-- Exercise details --
Return verbatim everything from the first line through the line that contains "0.022, 0.020, 0.014, 0.010, 0.010, 0.010]", and stop there.

-- Given entries --
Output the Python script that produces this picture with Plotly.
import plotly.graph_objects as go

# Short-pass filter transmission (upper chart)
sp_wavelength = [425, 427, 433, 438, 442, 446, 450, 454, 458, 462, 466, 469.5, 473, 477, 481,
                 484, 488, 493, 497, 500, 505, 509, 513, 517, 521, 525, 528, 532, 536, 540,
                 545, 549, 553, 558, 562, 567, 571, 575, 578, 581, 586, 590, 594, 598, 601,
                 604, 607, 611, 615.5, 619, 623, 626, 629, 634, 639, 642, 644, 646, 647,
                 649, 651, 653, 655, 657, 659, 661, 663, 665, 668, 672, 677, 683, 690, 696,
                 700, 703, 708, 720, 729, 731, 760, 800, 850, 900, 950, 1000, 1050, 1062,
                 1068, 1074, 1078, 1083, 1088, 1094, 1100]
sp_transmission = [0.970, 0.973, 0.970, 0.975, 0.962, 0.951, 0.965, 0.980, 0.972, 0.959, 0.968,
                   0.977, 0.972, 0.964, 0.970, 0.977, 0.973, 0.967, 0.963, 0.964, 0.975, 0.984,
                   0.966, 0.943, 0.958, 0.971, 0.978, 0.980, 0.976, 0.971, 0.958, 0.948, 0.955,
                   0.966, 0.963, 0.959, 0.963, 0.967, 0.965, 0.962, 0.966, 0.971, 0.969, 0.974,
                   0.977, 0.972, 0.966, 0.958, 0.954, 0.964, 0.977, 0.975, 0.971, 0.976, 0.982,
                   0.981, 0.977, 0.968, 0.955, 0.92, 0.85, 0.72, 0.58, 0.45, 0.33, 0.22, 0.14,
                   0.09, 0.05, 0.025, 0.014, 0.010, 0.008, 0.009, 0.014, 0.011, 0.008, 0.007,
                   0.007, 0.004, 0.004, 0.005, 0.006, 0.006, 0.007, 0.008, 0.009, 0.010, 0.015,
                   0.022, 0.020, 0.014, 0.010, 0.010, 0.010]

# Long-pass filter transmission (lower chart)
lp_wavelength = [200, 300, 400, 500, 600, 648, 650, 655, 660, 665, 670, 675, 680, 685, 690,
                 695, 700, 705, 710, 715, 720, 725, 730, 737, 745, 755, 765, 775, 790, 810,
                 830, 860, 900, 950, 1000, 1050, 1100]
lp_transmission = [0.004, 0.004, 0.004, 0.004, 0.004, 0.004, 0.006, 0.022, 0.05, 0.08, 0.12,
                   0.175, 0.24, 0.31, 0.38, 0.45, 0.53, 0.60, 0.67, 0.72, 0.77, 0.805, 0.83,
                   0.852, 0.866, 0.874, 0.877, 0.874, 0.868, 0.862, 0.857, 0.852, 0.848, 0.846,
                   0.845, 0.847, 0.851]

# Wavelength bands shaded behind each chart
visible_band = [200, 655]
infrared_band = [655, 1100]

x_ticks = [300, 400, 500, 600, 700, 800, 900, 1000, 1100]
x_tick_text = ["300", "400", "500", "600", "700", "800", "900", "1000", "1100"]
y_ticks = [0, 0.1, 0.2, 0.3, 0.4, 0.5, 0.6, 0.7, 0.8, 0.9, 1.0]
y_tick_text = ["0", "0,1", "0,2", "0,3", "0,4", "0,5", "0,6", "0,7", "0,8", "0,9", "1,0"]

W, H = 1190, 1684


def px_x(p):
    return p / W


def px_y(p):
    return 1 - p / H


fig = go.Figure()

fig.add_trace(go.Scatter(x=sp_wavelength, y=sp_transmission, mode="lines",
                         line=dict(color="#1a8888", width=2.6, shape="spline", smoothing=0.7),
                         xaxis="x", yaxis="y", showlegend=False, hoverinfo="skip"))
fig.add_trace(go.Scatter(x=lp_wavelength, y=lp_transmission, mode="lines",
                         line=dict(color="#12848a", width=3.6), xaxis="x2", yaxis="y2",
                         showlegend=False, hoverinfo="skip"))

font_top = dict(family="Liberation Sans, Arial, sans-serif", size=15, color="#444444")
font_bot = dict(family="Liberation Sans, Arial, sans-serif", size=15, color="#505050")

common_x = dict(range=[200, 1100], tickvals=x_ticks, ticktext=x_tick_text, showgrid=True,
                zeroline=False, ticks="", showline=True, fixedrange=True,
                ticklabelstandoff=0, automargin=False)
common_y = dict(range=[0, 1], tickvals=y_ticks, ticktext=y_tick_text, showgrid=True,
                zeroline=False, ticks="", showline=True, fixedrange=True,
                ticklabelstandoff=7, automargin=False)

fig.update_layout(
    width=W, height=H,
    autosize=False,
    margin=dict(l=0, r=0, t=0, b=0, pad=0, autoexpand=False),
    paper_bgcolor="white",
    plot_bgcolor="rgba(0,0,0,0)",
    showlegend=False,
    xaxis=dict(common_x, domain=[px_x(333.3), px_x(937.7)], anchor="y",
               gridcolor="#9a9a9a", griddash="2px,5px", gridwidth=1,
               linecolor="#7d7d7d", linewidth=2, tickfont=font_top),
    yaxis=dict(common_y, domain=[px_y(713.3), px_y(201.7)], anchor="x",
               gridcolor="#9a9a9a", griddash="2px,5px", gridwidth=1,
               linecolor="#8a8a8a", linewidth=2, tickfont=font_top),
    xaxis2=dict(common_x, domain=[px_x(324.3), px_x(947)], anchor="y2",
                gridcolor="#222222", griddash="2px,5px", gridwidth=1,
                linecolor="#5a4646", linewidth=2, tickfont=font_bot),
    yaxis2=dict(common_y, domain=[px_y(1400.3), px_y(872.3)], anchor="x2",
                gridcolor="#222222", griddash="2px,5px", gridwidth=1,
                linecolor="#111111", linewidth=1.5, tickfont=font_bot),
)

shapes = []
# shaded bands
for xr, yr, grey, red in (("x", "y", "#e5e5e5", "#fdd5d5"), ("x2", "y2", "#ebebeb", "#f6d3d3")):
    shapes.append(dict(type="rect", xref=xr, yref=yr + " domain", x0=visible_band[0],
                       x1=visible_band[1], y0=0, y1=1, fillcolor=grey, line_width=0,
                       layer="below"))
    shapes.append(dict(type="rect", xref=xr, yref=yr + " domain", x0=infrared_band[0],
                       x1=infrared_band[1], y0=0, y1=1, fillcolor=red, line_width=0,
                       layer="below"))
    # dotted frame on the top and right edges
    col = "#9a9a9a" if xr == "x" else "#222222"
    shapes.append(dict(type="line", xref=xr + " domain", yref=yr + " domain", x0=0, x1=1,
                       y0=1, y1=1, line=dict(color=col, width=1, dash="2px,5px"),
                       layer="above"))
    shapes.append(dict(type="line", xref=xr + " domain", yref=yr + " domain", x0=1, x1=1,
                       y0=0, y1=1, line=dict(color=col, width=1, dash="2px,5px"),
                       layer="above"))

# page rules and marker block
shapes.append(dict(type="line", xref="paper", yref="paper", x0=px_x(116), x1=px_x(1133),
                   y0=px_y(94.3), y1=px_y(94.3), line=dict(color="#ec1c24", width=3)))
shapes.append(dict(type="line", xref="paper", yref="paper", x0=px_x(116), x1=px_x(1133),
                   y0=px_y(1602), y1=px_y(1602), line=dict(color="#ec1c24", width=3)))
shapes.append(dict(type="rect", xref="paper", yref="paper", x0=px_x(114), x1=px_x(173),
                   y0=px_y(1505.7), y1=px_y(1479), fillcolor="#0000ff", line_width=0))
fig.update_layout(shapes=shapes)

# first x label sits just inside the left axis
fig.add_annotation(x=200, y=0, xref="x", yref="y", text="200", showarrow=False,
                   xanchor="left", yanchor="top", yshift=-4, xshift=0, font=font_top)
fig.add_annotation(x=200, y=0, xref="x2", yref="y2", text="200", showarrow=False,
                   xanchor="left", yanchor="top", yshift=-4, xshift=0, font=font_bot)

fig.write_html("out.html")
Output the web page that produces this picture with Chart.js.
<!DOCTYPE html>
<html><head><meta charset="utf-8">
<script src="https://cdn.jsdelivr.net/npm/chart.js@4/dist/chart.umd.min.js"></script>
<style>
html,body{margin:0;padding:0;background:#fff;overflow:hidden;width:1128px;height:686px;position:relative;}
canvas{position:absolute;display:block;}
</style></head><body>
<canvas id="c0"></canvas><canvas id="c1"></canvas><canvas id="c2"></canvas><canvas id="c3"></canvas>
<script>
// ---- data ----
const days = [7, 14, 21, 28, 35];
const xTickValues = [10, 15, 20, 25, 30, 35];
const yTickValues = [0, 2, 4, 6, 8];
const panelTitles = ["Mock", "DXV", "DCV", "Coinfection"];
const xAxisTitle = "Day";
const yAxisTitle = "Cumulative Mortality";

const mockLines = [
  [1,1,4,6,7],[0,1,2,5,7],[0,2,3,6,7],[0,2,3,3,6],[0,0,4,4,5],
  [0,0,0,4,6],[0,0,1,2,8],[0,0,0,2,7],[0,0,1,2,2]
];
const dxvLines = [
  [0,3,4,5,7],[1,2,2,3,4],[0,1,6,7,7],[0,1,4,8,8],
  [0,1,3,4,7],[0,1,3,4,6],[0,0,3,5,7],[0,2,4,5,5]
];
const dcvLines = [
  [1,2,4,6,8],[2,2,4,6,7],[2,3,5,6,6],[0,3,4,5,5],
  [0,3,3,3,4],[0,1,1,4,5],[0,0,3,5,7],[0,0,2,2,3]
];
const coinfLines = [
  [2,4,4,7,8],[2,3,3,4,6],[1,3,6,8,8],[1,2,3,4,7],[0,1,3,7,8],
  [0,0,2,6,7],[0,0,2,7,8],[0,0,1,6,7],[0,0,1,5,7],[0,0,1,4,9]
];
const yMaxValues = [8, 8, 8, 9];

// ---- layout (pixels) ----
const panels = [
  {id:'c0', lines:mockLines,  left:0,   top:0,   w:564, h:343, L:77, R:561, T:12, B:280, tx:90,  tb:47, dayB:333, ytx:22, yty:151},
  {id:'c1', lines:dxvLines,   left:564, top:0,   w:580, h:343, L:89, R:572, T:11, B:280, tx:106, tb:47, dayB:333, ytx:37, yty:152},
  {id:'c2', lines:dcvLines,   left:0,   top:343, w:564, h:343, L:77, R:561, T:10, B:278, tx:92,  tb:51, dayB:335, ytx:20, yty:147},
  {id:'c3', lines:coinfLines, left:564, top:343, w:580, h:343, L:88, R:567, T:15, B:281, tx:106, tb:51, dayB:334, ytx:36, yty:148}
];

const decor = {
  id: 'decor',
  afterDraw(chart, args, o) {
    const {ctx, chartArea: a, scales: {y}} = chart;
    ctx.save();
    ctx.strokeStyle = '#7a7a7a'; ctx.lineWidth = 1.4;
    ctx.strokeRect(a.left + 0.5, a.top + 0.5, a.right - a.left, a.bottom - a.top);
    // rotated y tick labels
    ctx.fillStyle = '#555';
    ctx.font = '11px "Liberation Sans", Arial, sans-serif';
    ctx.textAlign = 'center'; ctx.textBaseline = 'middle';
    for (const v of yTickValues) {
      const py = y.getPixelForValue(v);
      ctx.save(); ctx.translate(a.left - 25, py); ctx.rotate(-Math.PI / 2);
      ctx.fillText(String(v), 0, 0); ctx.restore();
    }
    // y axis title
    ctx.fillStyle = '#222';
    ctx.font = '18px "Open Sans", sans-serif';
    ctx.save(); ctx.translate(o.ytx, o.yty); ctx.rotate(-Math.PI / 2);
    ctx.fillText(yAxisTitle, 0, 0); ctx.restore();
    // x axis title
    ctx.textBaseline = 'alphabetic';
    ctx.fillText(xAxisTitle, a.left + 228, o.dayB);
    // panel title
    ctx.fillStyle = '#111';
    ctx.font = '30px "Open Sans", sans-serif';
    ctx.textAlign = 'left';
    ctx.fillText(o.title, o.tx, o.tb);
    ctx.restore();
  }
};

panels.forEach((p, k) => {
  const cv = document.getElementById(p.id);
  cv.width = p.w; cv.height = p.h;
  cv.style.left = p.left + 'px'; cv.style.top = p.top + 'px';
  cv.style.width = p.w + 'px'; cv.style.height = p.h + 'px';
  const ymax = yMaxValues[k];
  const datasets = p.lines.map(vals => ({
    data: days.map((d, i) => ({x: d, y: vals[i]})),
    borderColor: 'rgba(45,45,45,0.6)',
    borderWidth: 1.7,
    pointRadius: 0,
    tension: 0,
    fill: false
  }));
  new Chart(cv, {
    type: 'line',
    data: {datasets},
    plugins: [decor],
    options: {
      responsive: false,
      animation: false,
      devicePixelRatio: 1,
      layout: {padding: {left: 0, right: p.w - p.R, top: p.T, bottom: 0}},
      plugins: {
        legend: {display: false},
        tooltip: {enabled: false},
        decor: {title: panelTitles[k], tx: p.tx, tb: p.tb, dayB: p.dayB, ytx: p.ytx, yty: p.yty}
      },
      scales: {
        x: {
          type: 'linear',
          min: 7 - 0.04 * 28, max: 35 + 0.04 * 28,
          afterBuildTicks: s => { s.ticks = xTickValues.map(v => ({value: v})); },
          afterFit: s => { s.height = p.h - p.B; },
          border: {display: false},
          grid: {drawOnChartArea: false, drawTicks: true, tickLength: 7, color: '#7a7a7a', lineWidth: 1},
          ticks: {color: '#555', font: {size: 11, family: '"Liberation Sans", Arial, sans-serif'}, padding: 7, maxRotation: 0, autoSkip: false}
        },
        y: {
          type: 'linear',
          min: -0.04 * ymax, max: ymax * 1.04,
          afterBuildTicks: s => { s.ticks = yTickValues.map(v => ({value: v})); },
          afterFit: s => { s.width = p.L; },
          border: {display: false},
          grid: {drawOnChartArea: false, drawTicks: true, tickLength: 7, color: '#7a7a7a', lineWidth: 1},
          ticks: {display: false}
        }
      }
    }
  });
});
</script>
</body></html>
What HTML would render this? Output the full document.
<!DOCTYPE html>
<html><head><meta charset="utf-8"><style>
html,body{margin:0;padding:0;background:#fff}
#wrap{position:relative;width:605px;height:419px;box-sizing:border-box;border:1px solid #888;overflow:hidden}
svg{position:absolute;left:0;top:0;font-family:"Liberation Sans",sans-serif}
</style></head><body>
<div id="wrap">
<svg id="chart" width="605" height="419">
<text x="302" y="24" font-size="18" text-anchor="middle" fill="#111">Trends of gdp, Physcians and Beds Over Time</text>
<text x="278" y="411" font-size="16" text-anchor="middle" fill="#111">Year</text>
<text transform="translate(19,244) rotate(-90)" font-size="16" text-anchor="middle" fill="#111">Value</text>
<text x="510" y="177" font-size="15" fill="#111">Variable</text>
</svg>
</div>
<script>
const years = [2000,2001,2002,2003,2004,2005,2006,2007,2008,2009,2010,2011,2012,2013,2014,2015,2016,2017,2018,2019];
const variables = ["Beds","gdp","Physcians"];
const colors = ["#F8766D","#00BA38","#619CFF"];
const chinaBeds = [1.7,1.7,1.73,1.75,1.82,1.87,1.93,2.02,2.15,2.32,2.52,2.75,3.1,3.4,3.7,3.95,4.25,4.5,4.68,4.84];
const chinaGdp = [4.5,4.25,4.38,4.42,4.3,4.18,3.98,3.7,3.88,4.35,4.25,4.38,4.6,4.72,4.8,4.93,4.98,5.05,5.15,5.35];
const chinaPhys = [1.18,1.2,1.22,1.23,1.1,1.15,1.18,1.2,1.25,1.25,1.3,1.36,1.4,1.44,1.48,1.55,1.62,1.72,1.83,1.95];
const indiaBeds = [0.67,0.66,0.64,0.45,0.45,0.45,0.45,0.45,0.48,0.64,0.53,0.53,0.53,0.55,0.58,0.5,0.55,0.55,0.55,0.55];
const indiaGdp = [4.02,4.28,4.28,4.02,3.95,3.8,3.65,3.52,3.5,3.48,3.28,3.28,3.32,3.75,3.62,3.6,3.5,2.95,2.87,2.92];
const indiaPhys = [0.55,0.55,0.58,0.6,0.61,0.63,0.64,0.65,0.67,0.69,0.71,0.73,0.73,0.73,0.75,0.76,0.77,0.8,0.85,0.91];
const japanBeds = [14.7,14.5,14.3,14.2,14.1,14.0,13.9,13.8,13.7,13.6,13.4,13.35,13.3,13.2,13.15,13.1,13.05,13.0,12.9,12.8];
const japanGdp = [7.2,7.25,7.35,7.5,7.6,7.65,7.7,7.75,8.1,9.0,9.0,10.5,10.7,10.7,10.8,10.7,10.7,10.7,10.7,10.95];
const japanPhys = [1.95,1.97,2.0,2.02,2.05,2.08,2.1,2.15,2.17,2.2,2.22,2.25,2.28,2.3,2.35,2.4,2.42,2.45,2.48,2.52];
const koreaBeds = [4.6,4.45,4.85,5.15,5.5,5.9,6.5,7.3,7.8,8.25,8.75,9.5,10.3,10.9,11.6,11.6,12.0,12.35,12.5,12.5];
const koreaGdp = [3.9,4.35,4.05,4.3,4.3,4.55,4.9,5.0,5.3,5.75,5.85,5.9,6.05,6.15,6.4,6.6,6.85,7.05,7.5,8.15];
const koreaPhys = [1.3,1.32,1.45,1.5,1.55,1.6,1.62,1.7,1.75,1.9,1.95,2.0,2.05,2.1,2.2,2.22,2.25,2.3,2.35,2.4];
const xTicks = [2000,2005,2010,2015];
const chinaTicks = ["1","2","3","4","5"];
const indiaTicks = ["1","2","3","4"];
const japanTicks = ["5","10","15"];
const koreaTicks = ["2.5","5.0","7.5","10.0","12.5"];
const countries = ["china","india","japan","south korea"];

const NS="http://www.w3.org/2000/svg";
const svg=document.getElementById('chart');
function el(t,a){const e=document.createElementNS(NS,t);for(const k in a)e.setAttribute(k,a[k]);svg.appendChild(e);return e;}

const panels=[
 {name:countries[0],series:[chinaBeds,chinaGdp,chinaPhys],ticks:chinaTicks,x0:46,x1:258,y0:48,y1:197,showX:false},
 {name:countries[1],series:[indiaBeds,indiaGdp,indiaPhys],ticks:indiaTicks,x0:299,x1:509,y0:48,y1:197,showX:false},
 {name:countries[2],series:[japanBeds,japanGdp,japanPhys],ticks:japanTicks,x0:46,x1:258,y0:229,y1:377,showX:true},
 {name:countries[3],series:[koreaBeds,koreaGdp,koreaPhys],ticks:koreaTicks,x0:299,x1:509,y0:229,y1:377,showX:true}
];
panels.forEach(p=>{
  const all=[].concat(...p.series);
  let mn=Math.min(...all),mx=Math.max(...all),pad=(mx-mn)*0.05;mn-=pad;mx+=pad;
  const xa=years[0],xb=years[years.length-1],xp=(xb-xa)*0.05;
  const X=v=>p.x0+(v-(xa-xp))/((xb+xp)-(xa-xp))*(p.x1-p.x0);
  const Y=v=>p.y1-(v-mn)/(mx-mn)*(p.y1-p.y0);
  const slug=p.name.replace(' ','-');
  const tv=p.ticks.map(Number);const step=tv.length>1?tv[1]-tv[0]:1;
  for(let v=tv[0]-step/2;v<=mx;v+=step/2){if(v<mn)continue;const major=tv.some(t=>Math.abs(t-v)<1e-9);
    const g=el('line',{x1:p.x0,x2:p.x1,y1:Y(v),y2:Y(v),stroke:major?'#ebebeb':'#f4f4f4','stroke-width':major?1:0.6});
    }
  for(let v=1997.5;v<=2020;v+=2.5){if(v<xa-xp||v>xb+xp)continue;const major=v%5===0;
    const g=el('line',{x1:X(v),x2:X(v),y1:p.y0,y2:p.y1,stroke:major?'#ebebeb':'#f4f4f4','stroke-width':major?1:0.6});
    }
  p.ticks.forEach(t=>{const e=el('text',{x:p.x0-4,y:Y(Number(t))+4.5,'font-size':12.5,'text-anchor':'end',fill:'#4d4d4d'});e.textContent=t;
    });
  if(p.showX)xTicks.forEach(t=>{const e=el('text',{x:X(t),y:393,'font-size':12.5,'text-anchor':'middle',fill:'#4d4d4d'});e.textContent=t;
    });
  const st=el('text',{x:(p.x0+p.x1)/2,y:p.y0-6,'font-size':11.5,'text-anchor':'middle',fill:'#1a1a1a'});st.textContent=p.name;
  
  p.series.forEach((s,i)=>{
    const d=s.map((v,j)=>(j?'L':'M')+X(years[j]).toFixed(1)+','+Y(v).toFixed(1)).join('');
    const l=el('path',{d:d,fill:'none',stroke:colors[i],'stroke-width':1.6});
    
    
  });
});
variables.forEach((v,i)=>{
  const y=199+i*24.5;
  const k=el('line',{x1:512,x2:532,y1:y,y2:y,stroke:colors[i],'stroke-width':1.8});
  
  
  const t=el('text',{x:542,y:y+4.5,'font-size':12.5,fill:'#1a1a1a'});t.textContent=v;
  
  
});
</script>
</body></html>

-- Output --
Output the Python script that produces this picture with Plotly.
import plotly.graph_objects as go

# Short-pass filter transmission (upper chart)
sp_wavelength = [425, 427, 433, 438, 442, 446, 450, 454, 458, 462, 466, 469.5, 473, 477, 481,
                 484, 488, 493, 497, 500, 505, 509, 513, 517, 521, 525, 528, 532, 536, 540,
                 545, 549, 553, 558, 562, 567, 571, 575, 578, 581, 586, 590, 594, 598, 601,
                 604, 607, 611, 615.5, 619, 623, 626, 629, 634, 639, 642, 644, 646, 647,
                 649, 651, 653, 655, 657, 659, 661, 663, 665, 668, 672, 677, 683, 690, 696,
                 700, 703, 708, 720, 729, 731, 760, 800, 850, 900, 950, 1000, 1050, 1062,
                 1068, 1074, 1078, 1083, 1088, 1094, 1100]
sp_transmission = [0.970, 0.973, 0.970, 0.975, 0.962, 0.951, 0.965, 0.980, 0.972, 0.959, 0.968,
                   0.977, 0.972, 0.964, 0.970, 0.977, 0.973, 0.967, 0.963, 0.964, 0.975, 0.984,
                   0.966, 0.943, 0.958, 0.971, 0.978, 0.980, 0.976, 0.971, 0.958, 0.948, 0.955,
                   0.966, 0.963, 0.959, 0.963, 0.967, 0.965, 0.962, 0.966, 0.971, 0.969, 0.974,
                   0.977, 0.972, 0.966, 0.958, 0.954, 0.964, 0.977, 0.975, 0.971, 0.976, 0.982,
                   0.981, 0.977, 0.968, 0.955, 0.92, 0.85, 0.72, 0.58, 0.45, 0.33, 0.22, 0.14,
                   0.09, 0.05, 0.025, 0.014, 0.010, 0.008, 0.009, 0.014, 0.011, 0.008, 0.007,
                   0.007, 0.004, 0.004, 0.005, 0.006, 0.006, 0.007, 0.008, 0.009, 0.010, 0.015,
                   0.022, 0.020, 0.014, 0.010, 0.010, 0.010]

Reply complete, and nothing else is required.